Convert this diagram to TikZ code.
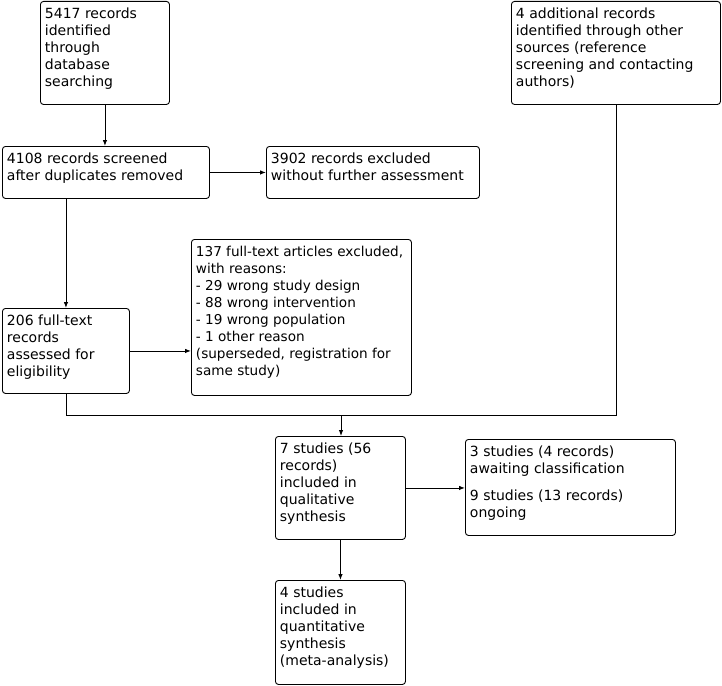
\documentclass[tikz,border=0pt]{standalone}
\usepackage{fontspec}
\setmainfont{DejaVu Sans}
\usetikzlibrary{arrows.meta}
\tikzset{
  box/.style={draw, line width=0.9pt, rounded corners=3pt, anchor=north west, inner xsep=4.5pt, inner ysep=6.5pt, font=\fontsize{14pt}{17pt}\selectfont},
  arr/.style={line width=0.9pt, -{Latex[length=6pt,width=4.5pt]}},
  ln/.style={line width=0.9pt}
}
\newcommand{\bt}[3]{\parbox[t][#2pt][t]{#1pt}{\raggedright #3}}
\begin{document}
\begin{tikzpicture}[x=1pt,y=-1pt]
\useasboundingbox (0,0) rectangle (722,685);
\node[box] (A) at (40,1) {\bt{120}{90}{5417 records\\identified\\through\\database\\searching}};
\node[box] (F) at (511,1) {\bt{200}{90}{4 additional records\\identified through other\\sources (reference\\screening and contacting\\authors)}};
\node[box] (B) at (2,146) {\bt{198}{39}{4108 records screened\\after duplicates removed}};
\node[box] (C) at (266,146) {\bt{204}{39}{3902 records excluded\\without further assessment}};
\node[box, font=\fontsize{13.6pt}{17pt}\selectfont] (D) at (191,239) {\bt{211}{143}{137 full-text articles excluded,\\with reasons:\\- 29 wrong study design\\- 88 wrong intervention\\- 19 wrong population\\- 1 other reason\\(superseded, registration for\\same study)}};
\node[box] (E) at (2,308) {\bt{118}{72}{206 full-text\\records\\assessed for\\eligibility}};
\node[box] (G) at (275,436) {\bt{121}{90}{7 studies (56\\records)\\included in\\qualitative\\synthesis}};
\node[box] (H) at (465,439) {\bt{201}{83}{3 studies (4 records)\\awaiting classification\\[10pt]9 studies (13 records)\\ongoing}};
\node[box] (I) at (275,580) {\bt{121}{91}{4 studies\\included in\\quantitative\\synthesis\\(meta-analysis)}};
\coordinate (J) at (341,415);
\draw[arr] (A.south) -- (A.south |- B.north);
\draw[arr] (B.east) -- (C.west);
\draw[arr] (E.north |- B.south) -- (E.north);
\draw[arr] (E.east) -- (E.east -| D.west);
\draw[ln] (E.south) -- (E.south |- J) -- (J -| F.south) -- (F.south);
\draw[arr] (J) -- (J |- G.north);
\draw[arr] (G.east) -- (G.east -| H.west);
\draw[arr] (G.south) -- (G.south |- I.north);
\end{tikzpicture}
\end{document}
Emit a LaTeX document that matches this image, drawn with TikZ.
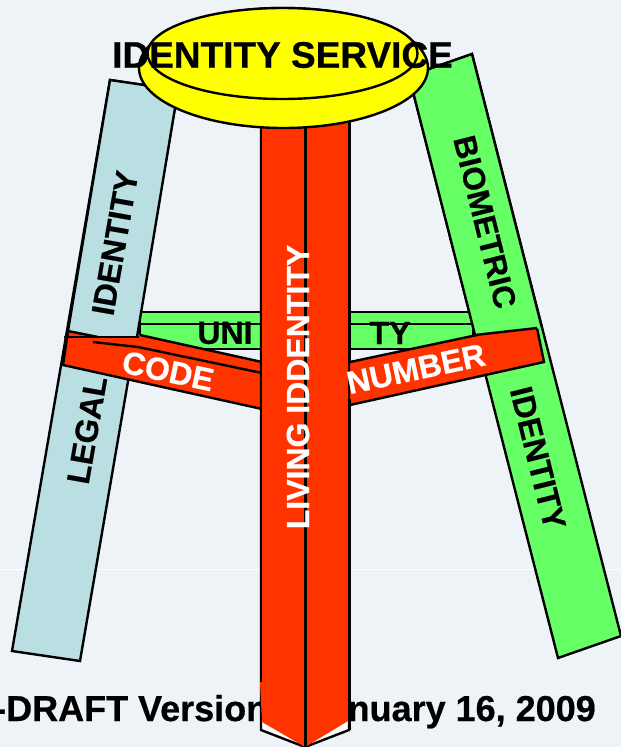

++++++++

Your goal:
Transcribe the records above exactly, omitting every picture they contain.

Written solution:
Convert this diagram to TikZ code.
\documentclass[tikz,border=0pt]{standalone}
\usepackage{fontspec}
\setmainfont{DejaVu Sans}
\usetikzlibrary{arrows.meta}
\tikzset{
  box/.style={draw, line width=0.9pt, rounded corners=3pt, anchor=north west, inner xsep=4.5pt, inner ysep=6.5pt, font=\fontsize{14pt}{17pt}\selectfont},
  arr/.style={line width=0.9pt, -{Latex[length=6pt,width=4.5pt]}},
  ln/.style={line width=0.9pt}
}
\newcommand{\bt}[3]{\parbox[t][#2pt][t]{#1pt}{\raggedright #3}}
\begin{document}
\begin{tikzpicture}[x=1pt,y=-1pt]
\useasboundingbox (0,0) rectangle (722,685);
\node[box] (A) at (40,1) {\bt{120}{90}{5417 records\\identified\\through\\database\\searching}};
\node[box] (F) at (511,1) {\bt{200}{90}{4 additional records\\identified through other\\sources (reference\\screening and contacting\\authors)}};
\node[box] (B) at (2,146) {\bt{198}{39}{4108 records screened\\after duplicates removed}};
\node[box] (C) at (266,146) {\bt{204}{39}{3902 records excluded\\without further assessment}};
\node[box, font=\fontsize{13.6pt}{17pt}\selectfont] (D) at (191,239) {\bt{211}{143}{137 full-text articles excluded,\\with reasons:\\- 29 wrong study design\\- 88 wrong intervention\\- 19 wrong population\\- 1 other reason\\(superseded, registration for\\same study)}};
\node[box] (E) at (2,308) {\bt{118}{72}{206 full-text\\records\\assessed for\\eligibility}};
\node[box] (G) at (275,436) {\bt{121}{90}{7 studies (56\\records)\\included in\\qualitative\\synthesis}};
\node[box] (H) at (465,439) {\bt{201}{83}{3 studies (4 records)\\awaiting classification\\[10pt]9 studies (13 records)\\ongoing}};
\node[box] (I) at (275,580) {\bt{121}{91}{4 studies\\included in\\quantitative\\synthesis\\(meta-analysis)}};
\coordinate (J) at (341,415);
\draw[arr] (A.south) -- (A.south |- B.north);
\draw[arr] (B.east) -- (C.west);
\draw[arr] (E.north |- B.south) -- (E.north);
\draw[arr] (E.east) -- (E.east -| D.west);
\draw[ln] (E.south) -- (E.south |- J) -- (J -| F.south) -- (F.south);
\draw[arr] (J) -- (J |- G.north);
\draw[arr] (G.east) -- (G.east -| H.west);
\draw[arr] (G.south) -- (G.south |- I.north);
\end{tikzpicture}
\end{document}
Emit a LaTeX document that matches this image, drawn with TikZ.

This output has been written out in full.